The parents and treating physician believed they had reason to fear for the safety of the patient and others in her presence.

They asked me how they could share this information with the new physician and school since the patient refused to sign an authorization.  They also asked how they should respond to the patient stating she regretted her original authorization.

Dealing with young adults is a challenge for families and providers, as this is the age when mental health conditions often manifest. Providers must be aware of HIPAA requirements if they confront a similar scenario to the one described above:

1. Did the patient withdraw the authorization verbally by her statement? Once a patient provides an authorization, HIPAA gives individuals the right to revoke it, at any time. The revocation must be in writing, and is not effective until the covered entity receives it.

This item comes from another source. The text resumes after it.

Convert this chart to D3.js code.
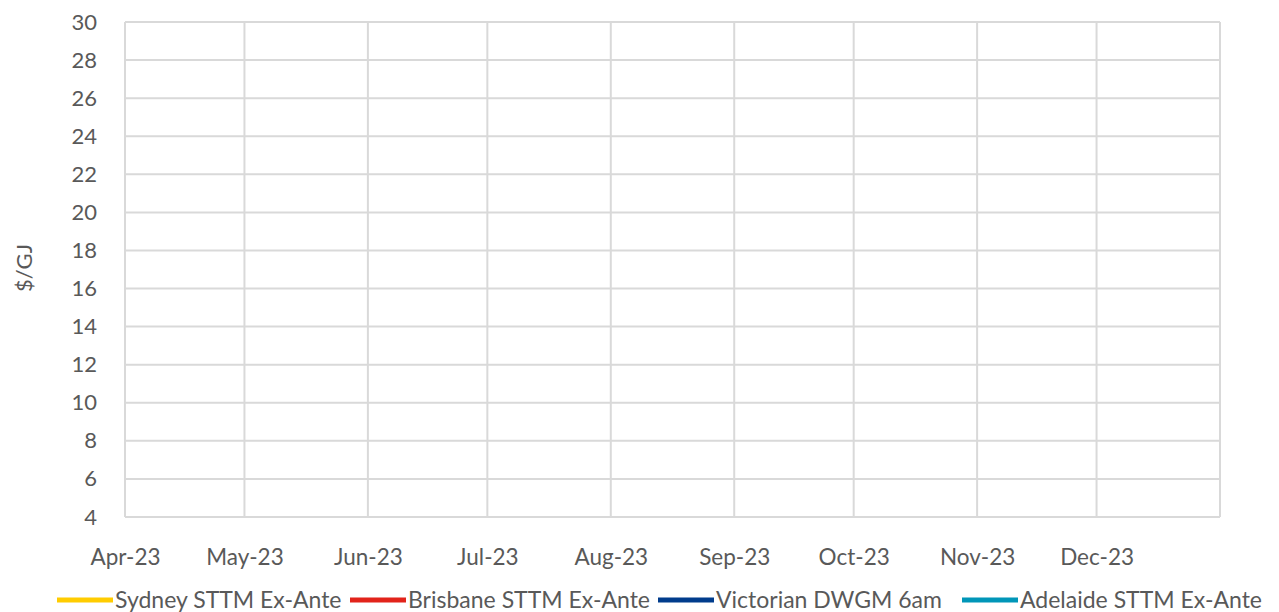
<!DOCTYPE html>
<html>
<head>
<meta charset="utf-8">
<script src="https://cdn.jsdelivr.net/npm/d3@7"></script>
<style>
  html, body { margin: 0; padding: 0; background: #ffffff; }
  svg { display: block; }
  text { font-family: "Lato", "Open Sans", sans-serif; fill: #595959; }
</style>
</head>
<body>
<svg id="chart" width="1279" height="612"></svg>
<script>
// ---- data ----
const monthLabels = ["Apr-23","May-23","Jun-23","Jul-23","Aug-23","Sep-23","Oct-23","Nov-23","Dec-23"];
const yTicks = [4,6,8,10,12,14,16,18,20,22,24,26,28,30];
const seriesNames = ["Sydney STTM Ex-Ante","Brisbane STTM Ex-Ante","Victorian DWGM 6am","Adelaide STTM Ex-Ante"];
const seriesColors = ["#ffcc00","#e2231a","#003c8c","#0096b8"];
// No data points are drawn in the reference chart (empty series)
const sydneyValues = [];
const brisbaneValues = [];
const victorianValues = [];
const adelaideValues = [];
const seriesValues = [sydneyValues, brisbaneValues, victorianValues, adelaideValues];

// ---- layout ----
const svg = d3.select("#chart");
const plotLeft = 125, plotRight = 1220, plotTop = 22, plotBottom = 517;
const parse = d3.timeParse("%b-%y");
const monthDates = monthLabels.map(parse);
const x = d3.scaleTime()
  .domain([monthDates[0], d3.timeMonth.offset(monthDates[monthDates.length-1], 1)])
  .range([plotLeft, plotRight]);
const y = d3.scaleLinear().domain([4, 30]).range([plotBottom, plotTop]);

const grid = svg.append("g");
grid.selectAll("line.h").data(yTicks).enter().append("line")
  .attr("class", "h")
  .attr("x1", plotLeft).attr("x2", plotRight)
  .attr("y1", d => y(d)).attr("y2", d => y(d))
  .attr("stroke", "#d9d9d9").attr("stroke-width", 2);
const vDates = monthDates.concat([x.domain()[1]]);
grid.selectAll("line.v").data(vDates).enter().append("line")
  .attr("class", "v")
  .attr("x1", d => x(d)).attr("x2", d => x(d))
  .attr("y1", plotTop).attr("y2", plotBottom)
  .attr("stroke", "#d9d9d9").attr("stroke-width", 2);

// y axis labels
const yAxis = d3.axisLeft(y).tickValues(yTicks).tickSize(0).tickPadding(28);
const yg = svg.append("g").attr("transform", `translate(${plotLeft},0)`).call(yAxis);
yg.select(".domain").remove();
yg.selectAll("text").style("font-size", "22px").attr("fill", "#595959")
  .style("font-family", "Lato, sans-serif");

// x axis labels
const xAxis = d3.axisBottom(x).tickValues(monthDates).tickFormat(d3.timeFormat("%b-%y")).tickSize(0).tickPadding(32);
const xg = svg.append("g").attr("transform", `translate(0,${plotBottom})`).call(xAxis);
xg.select(".domain").remove();
xg.selectAll("text").style("font-size", "22.5px").attr("fill", "#595959")
  .style("font-family", "Lato, sans-serif");

// y axis title
svg.append("text")
  .attr("transform", `translate(32,268) rotate(-90)`)
  .attr("text-anchor", "middle")
  .style("font-size", "22px")
  .text("$/GJ");

// series lines (empty in reference)
const line = d3.line().x(d => x(d.date)).y(d => y(d.value));
svg.append("g").selectAll("path").data(seriesValues).enter().append("path")
  .attr("d", d => d.length ? line(d) : null)
  .attr("fill", "none")
  .attr("stroke", (d, i) => seriesColors[i])
  .attr("stroke-width", 3);

// legend
const legendX = [57, 350, 658, 962];
const lg = svg.append("g");
seriesNames.forEach((name, i) => {
  const lx = legendX[i];
  lg.append("line")
    .attr("x1", lx).attr("x2", lx + 56)
    .attr("y1", 600).attr("y2", 600)
    .attr("stroke", seriesColors[i]).attr("stroke-width", 5);
  lg.append("text")
    .attr("x", lx + 58).attr("y", 608)
    .style("font-size", "23px")
    .text(name);
});
</script>
</body>
</html>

In addition, a written revocation is not effective with respect to actions a covered entity took in reliance on a valid authorization.

2. Does HIPAA permit a doctor to contact a patient’s family or law enforcement if the doctor believes that the patient might hurt herself or someone else?  In addition to family, the HIPAA privacy rule permits a healthcare provider to disclose necessary information to law enforcement or other persons, when the provider believes the patient presents a serious and imminent threat to self or others.  The scope of this permission is described in a letter to the nation’s healthcare providers issued on January 15, 2013. When a healthcare provider believes in good faith that such a warning is necessary to prevent or lessen a serious and imminent threat to the health or safety of the patient or others, the privacy rule allows the provider, consistent with applicable law and standards of ethical conduct, to alert those persons whom the provider believes are reasonably able to prevent or lessen the threat. These provisions may be found in the privacy rule at 45 CFR § 164.512(j).

Under HIPAA provisions, a healthcare provider may disclose patient information to any persons who may reasonably be able to prevent or lessen the risk of harm. For example, if a mental health professional has a patient who has made a credible threat to inflict serious and imminent bodily harm on one or more persons, HIPAA permits the mental health professional to alert the police, a parent or other family member, school administrators, or campus police, and others who may be able to intervene to avert harm from the threat.  In addition to professional ethical standards, most states have laws and/or court decisions which address, and in many instances require, disclosure of patient information to prevent or lessen the risk of harm.

It’s not entirely clear whether these exceptions allow the new physician to receive information.  From my perspective, the parents should speak with the school to formulate an approach.  The institution likely has a medical clinic/provider that will treat the patient as a condition of remaining at the school.  Medical records could easily be transferred at that time and the current and new provider could also then freely speak.

There are not always clear answers under HIPAA, particularly when it comes to mental health issues.  However, all providers should be familiar with the law so as to protect the patient and those around him, as well as to protect their own practice from an unintended violation of HIPAA.